*Exercise goal:* Scan the lines below for the string "would" and copy every one that has it.

--- Begin Recorded information ---

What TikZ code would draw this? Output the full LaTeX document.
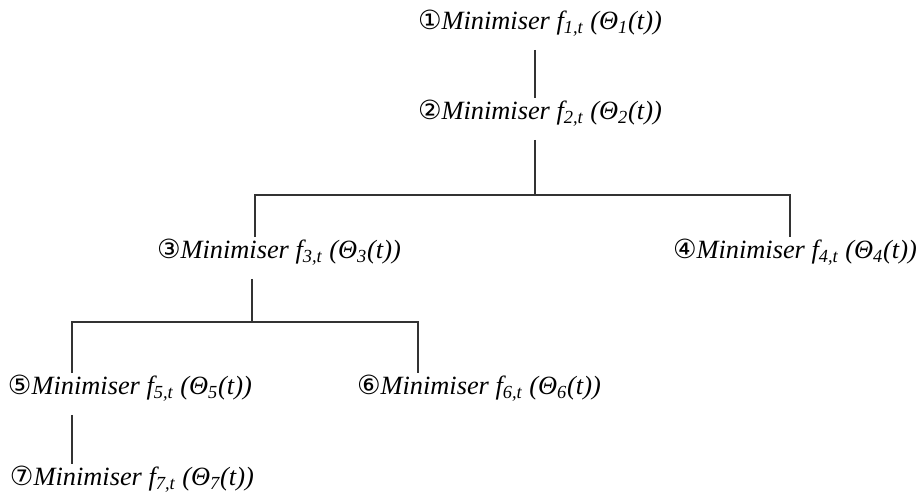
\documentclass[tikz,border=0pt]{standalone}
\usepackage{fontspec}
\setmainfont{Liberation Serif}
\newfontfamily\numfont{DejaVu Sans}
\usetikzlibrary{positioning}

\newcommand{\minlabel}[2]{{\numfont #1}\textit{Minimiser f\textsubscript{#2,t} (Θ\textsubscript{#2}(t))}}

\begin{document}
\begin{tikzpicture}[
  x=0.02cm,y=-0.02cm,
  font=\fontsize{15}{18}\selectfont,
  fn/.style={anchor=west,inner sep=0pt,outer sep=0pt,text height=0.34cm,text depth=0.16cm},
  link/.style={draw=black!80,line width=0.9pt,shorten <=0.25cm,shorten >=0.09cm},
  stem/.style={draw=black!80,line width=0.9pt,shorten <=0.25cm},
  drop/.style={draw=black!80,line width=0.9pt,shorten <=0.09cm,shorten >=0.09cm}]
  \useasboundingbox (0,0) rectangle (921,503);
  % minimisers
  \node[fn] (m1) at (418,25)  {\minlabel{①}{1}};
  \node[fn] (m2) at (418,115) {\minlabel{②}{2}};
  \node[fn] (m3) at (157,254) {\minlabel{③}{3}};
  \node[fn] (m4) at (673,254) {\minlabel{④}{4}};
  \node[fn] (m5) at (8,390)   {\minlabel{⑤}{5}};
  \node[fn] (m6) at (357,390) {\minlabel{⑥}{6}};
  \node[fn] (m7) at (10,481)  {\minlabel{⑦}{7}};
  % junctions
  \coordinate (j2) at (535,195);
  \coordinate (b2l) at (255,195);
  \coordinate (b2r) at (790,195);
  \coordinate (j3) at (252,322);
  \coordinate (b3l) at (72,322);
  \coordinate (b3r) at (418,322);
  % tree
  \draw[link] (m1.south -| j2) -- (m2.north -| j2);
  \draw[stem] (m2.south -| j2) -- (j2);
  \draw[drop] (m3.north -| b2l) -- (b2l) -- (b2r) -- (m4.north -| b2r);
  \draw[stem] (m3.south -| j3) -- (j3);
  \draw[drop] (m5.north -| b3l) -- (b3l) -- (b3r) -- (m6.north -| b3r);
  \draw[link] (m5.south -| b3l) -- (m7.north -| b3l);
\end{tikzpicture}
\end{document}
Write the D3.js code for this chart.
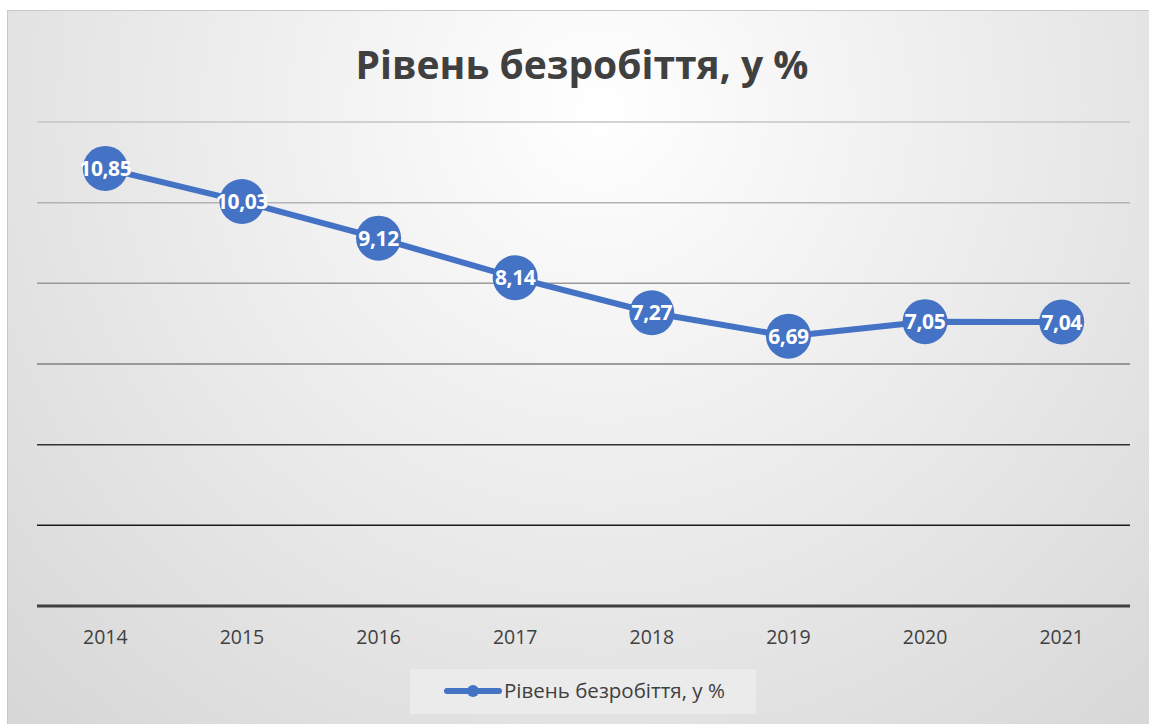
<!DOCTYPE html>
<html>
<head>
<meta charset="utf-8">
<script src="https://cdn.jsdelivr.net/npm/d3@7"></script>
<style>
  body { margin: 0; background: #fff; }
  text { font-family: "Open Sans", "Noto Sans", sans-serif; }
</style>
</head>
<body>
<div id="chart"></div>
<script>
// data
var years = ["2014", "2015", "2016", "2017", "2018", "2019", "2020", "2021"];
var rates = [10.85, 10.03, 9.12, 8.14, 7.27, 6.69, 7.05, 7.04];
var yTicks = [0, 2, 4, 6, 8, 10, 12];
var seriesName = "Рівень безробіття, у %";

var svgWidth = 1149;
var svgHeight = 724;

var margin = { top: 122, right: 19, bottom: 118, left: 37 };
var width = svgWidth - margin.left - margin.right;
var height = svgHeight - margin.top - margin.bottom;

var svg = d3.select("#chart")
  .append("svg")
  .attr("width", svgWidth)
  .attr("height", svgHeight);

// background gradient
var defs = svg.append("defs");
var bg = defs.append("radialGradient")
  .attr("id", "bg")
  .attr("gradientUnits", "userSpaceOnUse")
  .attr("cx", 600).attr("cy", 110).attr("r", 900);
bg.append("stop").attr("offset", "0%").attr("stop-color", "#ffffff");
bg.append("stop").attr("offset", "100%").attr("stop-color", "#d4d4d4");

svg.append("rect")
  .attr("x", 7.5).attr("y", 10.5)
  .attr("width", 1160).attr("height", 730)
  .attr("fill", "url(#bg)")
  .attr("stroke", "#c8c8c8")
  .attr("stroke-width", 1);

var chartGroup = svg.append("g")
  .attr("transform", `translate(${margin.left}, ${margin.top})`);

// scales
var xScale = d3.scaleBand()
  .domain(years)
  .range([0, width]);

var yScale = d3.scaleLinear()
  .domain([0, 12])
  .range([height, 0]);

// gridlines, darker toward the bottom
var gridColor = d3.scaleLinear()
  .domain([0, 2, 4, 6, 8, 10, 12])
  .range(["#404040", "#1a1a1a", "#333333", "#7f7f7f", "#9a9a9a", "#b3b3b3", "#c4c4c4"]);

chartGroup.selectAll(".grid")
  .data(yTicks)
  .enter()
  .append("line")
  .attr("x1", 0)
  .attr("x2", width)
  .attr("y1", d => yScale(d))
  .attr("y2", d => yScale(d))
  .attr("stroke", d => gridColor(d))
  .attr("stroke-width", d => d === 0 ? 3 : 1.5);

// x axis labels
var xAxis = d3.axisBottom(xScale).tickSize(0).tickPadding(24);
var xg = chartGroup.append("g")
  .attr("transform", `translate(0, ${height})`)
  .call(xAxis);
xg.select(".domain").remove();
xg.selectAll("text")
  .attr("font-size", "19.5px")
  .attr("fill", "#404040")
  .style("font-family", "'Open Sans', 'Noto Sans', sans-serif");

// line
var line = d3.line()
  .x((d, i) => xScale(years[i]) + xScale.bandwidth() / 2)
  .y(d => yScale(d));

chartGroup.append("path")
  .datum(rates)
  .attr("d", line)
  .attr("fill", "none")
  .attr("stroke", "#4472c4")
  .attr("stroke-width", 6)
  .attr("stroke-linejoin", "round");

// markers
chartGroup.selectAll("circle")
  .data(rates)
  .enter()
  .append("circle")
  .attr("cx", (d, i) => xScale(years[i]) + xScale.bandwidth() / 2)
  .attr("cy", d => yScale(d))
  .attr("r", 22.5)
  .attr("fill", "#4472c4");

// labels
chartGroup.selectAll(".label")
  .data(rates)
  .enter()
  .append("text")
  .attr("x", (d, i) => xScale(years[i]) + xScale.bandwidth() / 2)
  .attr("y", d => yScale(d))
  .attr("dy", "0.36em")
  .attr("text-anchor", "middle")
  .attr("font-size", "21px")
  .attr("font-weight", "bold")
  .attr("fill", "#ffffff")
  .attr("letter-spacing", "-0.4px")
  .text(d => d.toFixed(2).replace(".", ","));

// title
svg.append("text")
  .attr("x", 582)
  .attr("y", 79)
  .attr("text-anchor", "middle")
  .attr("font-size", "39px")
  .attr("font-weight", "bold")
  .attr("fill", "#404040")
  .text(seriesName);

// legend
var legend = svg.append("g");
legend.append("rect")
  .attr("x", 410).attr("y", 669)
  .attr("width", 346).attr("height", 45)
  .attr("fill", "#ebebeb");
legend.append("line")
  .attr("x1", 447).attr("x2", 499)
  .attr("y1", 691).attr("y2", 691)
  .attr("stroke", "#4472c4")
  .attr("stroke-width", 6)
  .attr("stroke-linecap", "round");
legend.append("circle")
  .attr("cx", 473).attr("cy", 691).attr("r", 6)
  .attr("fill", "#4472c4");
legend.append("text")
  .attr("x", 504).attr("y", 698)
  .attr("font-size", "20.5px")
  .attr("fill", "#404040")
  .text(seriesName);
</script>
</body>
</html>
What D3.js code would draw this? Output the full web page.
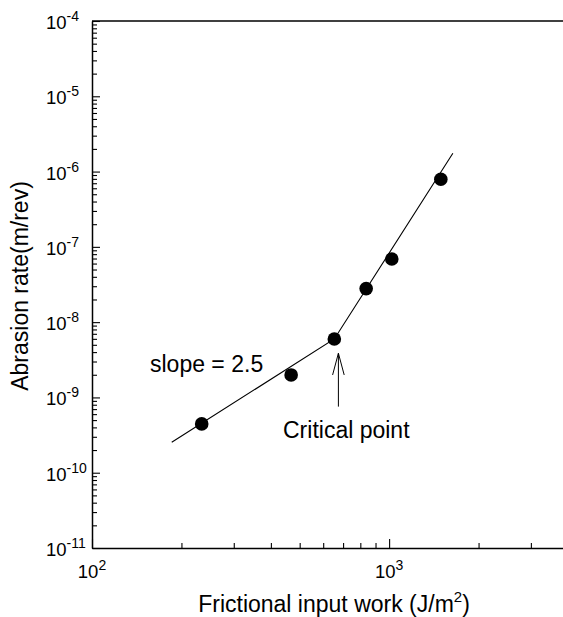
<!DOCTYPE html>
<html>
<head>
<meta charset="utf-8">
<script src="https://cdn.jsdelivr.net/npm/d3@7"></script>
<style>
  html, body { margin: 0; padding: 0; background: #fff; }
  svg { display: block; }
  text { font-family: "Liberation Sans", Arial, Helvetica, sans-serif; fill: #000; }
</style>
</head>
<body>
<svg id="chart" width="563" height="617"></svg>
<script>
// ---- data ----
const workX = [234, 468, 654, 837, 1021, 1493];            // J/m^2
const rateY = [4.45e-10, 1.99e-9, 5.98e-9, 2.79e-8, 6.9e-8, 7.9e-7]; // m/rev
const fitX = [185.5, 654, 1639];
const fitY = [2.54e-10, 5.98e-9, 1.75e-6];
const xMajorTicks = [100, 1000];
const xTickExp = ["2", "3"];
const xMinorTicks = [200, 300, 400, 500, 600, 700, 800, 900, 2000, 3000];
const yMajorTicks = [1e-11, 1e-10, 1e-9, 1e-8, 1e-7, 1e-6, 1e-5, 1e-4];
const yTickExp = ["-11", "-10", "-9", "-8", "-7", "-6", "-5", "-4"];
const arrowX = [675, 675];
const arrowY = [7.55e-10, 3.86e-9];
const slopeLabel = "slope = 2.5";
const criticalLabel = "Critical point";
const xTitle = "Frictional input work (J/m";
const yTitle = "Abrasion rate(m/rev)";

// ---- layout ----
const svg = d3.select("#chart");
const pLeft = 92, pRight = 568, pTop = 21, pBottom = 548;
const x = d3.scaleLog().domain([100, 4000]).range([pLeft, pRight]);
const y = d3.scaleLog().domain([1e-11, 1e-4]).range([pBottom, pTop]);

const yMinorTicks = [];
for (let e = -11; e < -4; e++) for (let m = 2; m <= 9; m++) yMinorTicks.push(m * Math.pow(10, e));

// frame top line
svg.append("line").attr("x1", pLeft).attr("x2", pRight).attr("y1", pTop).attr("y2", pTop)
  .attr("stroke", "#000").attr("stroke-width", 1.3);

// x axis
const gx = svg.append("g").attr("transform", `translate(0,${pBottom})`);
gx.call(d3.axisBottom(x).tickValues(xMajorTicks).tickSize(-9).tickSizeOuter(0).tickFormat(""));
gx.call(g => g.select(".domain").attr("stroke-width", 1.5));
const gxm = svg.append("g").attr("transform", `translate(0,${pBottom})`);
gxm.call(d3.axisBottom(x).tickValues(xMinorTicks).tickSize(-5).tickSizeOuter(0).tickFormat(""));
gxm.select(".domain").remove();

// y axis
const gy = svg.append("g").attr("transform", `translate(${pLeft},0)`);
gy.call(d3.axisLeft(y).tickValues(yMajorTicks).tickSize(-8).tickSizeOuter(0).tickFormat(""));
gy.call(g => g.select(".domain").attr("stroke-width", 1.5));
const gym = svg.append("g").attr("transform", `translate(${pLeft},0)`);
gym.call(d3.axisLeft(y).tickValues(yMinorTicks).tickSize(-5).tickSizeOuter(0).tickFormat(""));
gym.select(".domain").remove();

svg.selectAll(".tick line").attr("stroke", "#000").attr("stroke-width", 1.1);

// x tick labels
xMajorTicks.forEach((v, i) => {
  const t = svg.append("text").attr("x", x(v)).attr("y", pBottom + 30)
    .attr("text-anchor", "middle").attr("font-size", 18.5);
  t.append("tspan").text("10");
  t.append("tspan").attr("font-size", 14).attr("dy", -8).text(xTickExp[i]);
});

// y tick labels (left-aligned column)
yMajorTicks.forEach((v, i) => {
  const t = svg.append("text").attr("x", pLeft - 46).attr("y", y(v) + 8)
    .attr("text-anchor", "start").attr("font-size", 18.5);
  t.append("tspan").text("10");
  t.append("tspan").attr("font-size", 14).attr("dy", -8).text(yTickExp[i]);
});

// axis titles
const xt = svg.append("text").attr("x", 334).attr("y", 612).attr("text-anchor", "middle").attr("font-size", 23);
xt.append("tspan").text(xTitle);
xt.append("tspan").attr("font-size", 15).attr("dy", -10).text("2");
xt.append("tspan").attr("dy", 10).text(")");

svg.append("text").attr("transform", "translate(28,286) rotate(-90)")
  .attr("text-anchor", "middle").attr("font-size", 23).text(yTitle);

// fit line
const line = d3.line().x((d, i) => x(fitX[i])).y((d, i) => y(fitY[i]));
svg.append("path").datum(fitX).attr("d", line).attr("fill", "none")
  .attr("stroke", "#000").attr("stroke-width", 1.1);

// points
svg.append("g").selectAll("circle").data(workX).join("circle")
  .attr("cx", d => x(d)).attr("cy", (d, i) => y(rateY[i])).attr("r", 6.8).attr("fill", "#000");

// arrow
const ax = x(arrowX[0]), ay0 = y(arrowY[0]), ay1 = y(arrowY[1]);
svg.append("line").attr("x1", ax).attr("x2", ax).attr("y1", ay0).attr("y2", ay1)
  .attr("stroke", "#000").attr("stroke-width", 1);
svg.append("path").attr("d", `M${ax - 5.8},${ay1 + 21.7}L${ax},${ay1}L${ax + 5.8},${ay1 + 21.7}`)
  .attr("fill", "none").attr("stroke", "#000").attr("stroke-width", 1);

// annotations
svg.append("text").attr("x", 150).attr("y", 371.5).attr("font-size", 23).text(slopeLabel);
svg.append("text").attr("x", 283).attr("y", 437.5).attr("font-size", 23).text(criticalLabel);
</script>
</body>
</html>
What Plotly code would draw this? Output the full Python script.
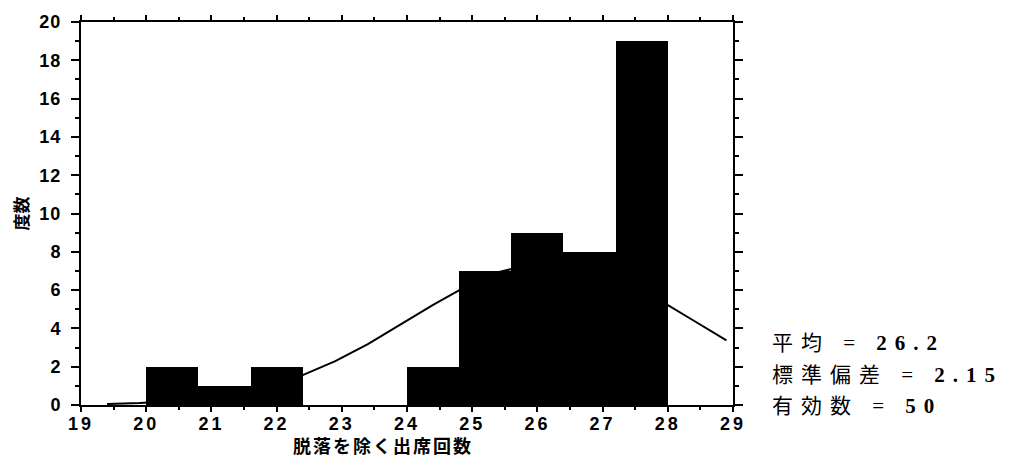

--- End Recorded information ---

*Task answer:*
What TikZ code would draw this? Output the full LaTeX document.
What D3.js code would draw this? Output the full web page.
What Plotly code would draw this? Output the full Python script.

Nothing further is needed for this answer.